** What the exercise asks **
Copy the data that follows, character for character, minus the pictures.

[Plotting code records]
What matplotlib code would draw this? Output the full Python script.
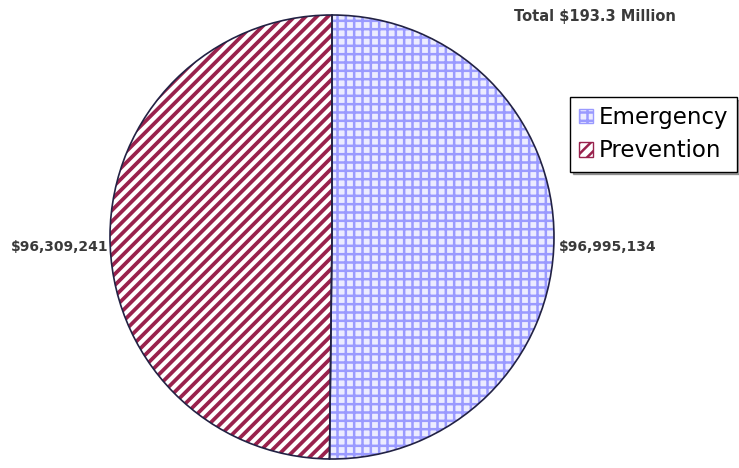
import matplotlib.pyplot as plt
import matplotlib.patches as mpatches

labels = ['Emergency', 'Prevention']
values = [96995134, 96309241]
value_text = ['$96,995,134', '$96,309,241']
title_text = 'Total $193.3 Million'

fills = ['#ececff', 'white']
hatch_colors = ['#9a9aff', '#99224d']
hatches = ['++', '///']
hatch_widths = [1.8, 2.7]

plt.rcParams['hatch.linewidth'] = 1.8

W, H = 739, 468
cx, cy, R = 332, 237, 222
fig = plt.figure(figsize=(W / 100, H / 100), dpi=100)
ax = fig.add_axes([0, 0, 1, 1])
ax.set_aspect('equal')
ax.axis('off')

# hatched fill
wedges, _ = ax.pie(values, startangle=90, counterclock=False, radius=1,
                   colors=fills, wedgeprops=dict(linewidth=0))
for w, hc, h, hw in zip(wedges, hatch_colors, hatches, hatch_widths):
    w.set_edgecolor(hc)
    w.set_hatch(h)
    if hasattr(w, 'set_hatch_linewidth'):
        w.set_hatch_linewidth(hw)

# outline
ax.pie(values, startangle=90, counterclock=False, radius=1,
       wedgeprops=dict(fill=False, edgecolor='#222244', linewidth=1.2))

ax.set_xlim(-cx / R, (W - cx) / R)
ax.set_ylim(-(H - cy) / R, cy / R)

ax.text(1.02, -0.045, value_text[0], ha='left', va='center', fontsize=10,
        fontweight='bold', color='#3a3a3a')
ax.text(-1.005, -0.045, value_text[1], ha='right', va='center', fontsize=10,
        fontweight='bold', color='#3a3a3a')
fig.text(595 / W, 1 - 17 / H, title_text, ha='center', va='center',
         fontsize=10.5, fontweight='bold', color='#3a3a3a')

handles = [mpatches.Patch(facecolor=f, edgecolor=hc, hatch=h)
           for f, hc, h in zip(fills, hatch_colors, hatches)]
leg = fig.legend(handles, labels, loc='upper left',
                 bbox_to_anchor=(570 / W, 1 - 97 / H), fontsize=16.5,
                 frameon=True, fancybox=False, shadow=True,
                 handlelength=0.6, handleheight=0.6, handletextpad=0.25,
                 borderpad=0.4, labelspacing=0.45, borderaxespad=0)
leg.get_frame().set_edgecolor('black')
leg.get_frame().set_linewidth(1.0)

fig.savefig('out.png', dpi=100)
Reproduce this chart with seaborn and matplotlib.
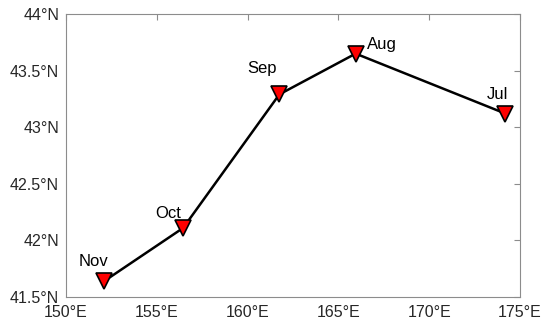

** Output of the task **
What matplotlib code would draw this? Output the full Python script.
import matplotlib.pyplot as plt
import matplotlib.patches as mpatches

labels = ['Emergency', 'Prevention']
values = [96995134, 96309241]
value_text = ['$96,995,134', '$96,309,241']
title_text = 'Total $193.3 Million'

fills = ['#ececff', 'white']
hatch_colors = ['#9a9aff', '#99224d']
hatches = ['++', '///']
hatch_widths = [1.8, 2.7]

plt.rcParams['hatch.linewidth'] = 1.8

W, H = 739, 468
cx, cy, R = 332, 237, 222
fig = plt.figure(figsize=(W / 100, H / 100), dpi=100)
ax = fig.add_axes([0, 0, 1, 1])
ax.set_aspect('equal')
ax.axis('off')

# hatched fill
wedges, _ = ax.pie(values, startangle=90, counterclock=False, radius=1,
                   colors=fills, wedgeprops=dict(linewidth=0))
for w, hc, h, hw in zip(wedges, hatch_colors, hatches, hatch_widths):
    w.set_edgecolor(hc)
    w.set_hatch(h)
    if hasattr(w, 'set_hatch_linewidth'):
        w.set_hatch_linewidth(hw)

# outline
ax.pie(values, startangle=90, counterclock=False, radius=1,
       wedgeprops=dict(fill=False, edgecolor='#222244', linewidth=1.2))

ax.set_xlim(-cx / R, (W - cx) / R)
ax.set_ylim(-(H - cy) / R, cy / R)

ax.text(1.02, -0.045, value_text[0], ha='left', va='center', fontsize=10,
        fontweight='bold', color='#3a3a3a')
ax.text(-1.005, -0.045, value_text[1], ha='right', va='center', fontsize=10,
        fontweight='bold', color='#3a3a3a')
fig.text(595 / W, 1 - 17 / H, title_text, ha='center', va='center',
         fontsize=10.5, fontweight='bold', color='#3a3a3a')

handles = [mpatches.Patch(facecolor=f, edgecolor=hc, hatch=h)
           for f, hc, h in zip(fills, hatch_colors, hatches)]
leg = fig.legend(handles, labels, loc='upper left',
                 bbox_to_anchor=(570 / W, 1 - 97 / H), fontsize=16.5,
                 frameon=True, fancybox=False, shadow=True,
                 handlelength=0.6, handleheight=0.6, handletextpad=0.25,
                 borderpad=0.4, labelspacing=0.45, borderaxespad=0)
leg.get_frame().set_edgecolor('black')
leg.get_frame().set_linewidth(1.0)

fig.savefig('out.png', dpi=100)
Reproduce this chart with seaborn and matplotlib.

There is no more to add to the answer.